- Data excerpt:
*-*-*
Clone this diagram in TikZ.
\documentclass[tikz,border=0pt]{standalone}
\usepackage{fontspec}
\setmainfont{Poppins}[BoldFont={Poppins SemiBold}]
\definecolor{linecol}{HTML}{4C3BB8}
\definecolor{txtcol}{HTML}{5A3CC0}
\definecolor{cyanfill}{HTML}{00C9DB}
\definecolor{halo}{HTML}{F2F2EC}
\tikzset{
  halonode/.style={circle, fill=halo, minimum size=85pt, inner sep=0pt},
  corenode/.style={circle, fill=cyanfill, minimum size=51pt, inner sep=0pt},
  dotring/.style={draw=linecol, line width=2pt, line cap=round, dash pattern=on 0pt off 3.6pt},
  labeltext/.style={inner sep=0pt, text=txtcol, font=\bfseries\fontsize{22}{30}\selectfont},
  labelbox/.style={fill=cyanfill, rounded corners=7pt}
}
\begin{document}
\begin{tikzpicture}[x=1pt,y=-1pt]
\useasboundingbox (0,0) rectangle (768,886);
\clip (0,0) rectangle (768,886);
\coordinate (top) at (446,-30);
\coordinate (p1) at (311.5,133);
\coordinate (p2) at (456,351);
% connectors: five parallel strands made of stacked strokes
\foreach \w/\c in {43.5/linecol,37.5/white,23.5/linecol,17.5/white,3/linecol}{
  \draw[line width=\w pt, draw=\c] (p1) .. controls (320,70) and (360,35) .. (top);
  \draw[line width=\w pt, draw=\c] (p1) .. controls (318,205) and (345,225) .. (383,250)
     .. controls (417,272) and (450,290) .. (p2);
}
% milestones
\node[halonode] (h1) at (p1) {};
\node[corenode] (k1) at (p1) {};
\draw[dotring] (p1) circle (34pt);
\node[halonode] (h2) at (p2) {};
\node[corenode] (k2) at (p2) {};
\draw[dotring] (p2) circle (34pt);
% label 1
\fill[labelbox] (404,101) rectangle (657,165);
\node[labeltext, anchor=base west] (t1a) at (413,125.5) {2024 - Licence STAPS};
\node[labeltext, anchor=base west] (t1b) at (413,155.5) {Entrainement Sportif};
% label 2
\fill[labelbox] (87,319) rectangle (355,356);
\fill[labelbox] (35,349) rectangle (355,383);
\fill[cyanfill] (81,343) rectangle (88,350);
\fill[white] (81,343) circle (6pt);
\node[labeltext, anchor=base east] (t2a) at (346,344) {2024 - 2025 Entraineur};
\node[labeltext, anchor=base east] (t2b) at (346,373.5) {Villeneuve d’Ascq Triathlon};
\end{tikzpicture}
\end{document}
*-*-*
- Instructions for the task:
Transcribe the material above in its entirety. Match it exactly.

- Result for this task:
Clone this diagram in TikZ.
\documentclass[tikz,border=0pt]{standalone}
\usepackage{fontspec}
\setmainfont{Poppins}[BoldFont={Poppins SemiBold}]
\definecolor{linecol}{HTML}{4C3BB8}
\definecolor{txtcol}{HTML}{5A3CC0}
\definecolor{cyanfill}{HTML}{00C9DB}
\definecolor{halo}{HTML}{F2F2EC}
\tikzset{
  halonode/.style={circle, fill=halo, minimum size=85pt, inner sep=0pt},
  corenode/.style={circle, fill=cyanfill, minimum size=51pt, inner sep=0pt},
  dotring/.style={draw=linecol, line width=2pt, line cap=round, dash pattern=on 0pt off 3.6pt},
  labeltext/.style={inner sep=0pt, text=txtcol, font=\bfseries\fontsize{22}{30}\selectfont},
  labelbox/.style={fill=cyanfill, rounded corners=7pt}
}
\begin{document}
\begin{tikzpicture}[x=1pt,y=-1pt]
\useasboundingbox (0,0) rectangle (768,886);
\clip (0,0) rectangle (768,886);
\coordinate (top) at (446,-30);
\coordinate (p1) at (311.5,133);
\coordinate (p2) at (456,351);
% connectors: five parallel strands made of stacked strokes
\foreach \w/\c in {43.5/linecol,37.5/white,23.5/linecol,17.5/white,3/linecol}{
  \draw[line width=\w pt, draw=\c] (p1) .. controls (320,70) and (360,35) .. (top);
  \draw[line width=\w pt, draw=\c] (p1) .. controls (318,205) and (345,225) .. (383,250)
     .. controls (417,272) and (450,290) .. (p2);
}
% milestones
\node[halonode] (h1) at (p1) {};
\node[corenode] (k1) at (p1) {};
\draw[dotring] (p1) circle (34pt);
\node[halonode] (h2) at (p2) {};
\node[corenode] (k2) at (p2) {};
\draw[dotring] (p2) circle (34pt);
% label 1
\fill[labelbox] (404,101) rectangle (657,165);
\node[labeltext, anchor=base west] (t1a) at (413,125.5) {2024 - Licence STAPS};
\node[labeltext, anchor=base west] (t1b) at (413,155.5) {Entrainement Sportif};
% label 2
\fill[labelbox] (87,319) rectangle (355,356);
\fill[labelbox] (35,349) rectangle (355,383);
\fill[cyanfill] (81,343) rectangle (88,350);
\fill[white] (81,343) circle (6pt);
\node[labeltext, anchor=base east] (t2a) at (346,344) {2024 - 2025 Entraineur};
\node[labeltext, anchor=base east] (t2b) at (346,373.5) {Villeneuve d’Ascq Triathlon};
\end{tikzpicture}
\end{document}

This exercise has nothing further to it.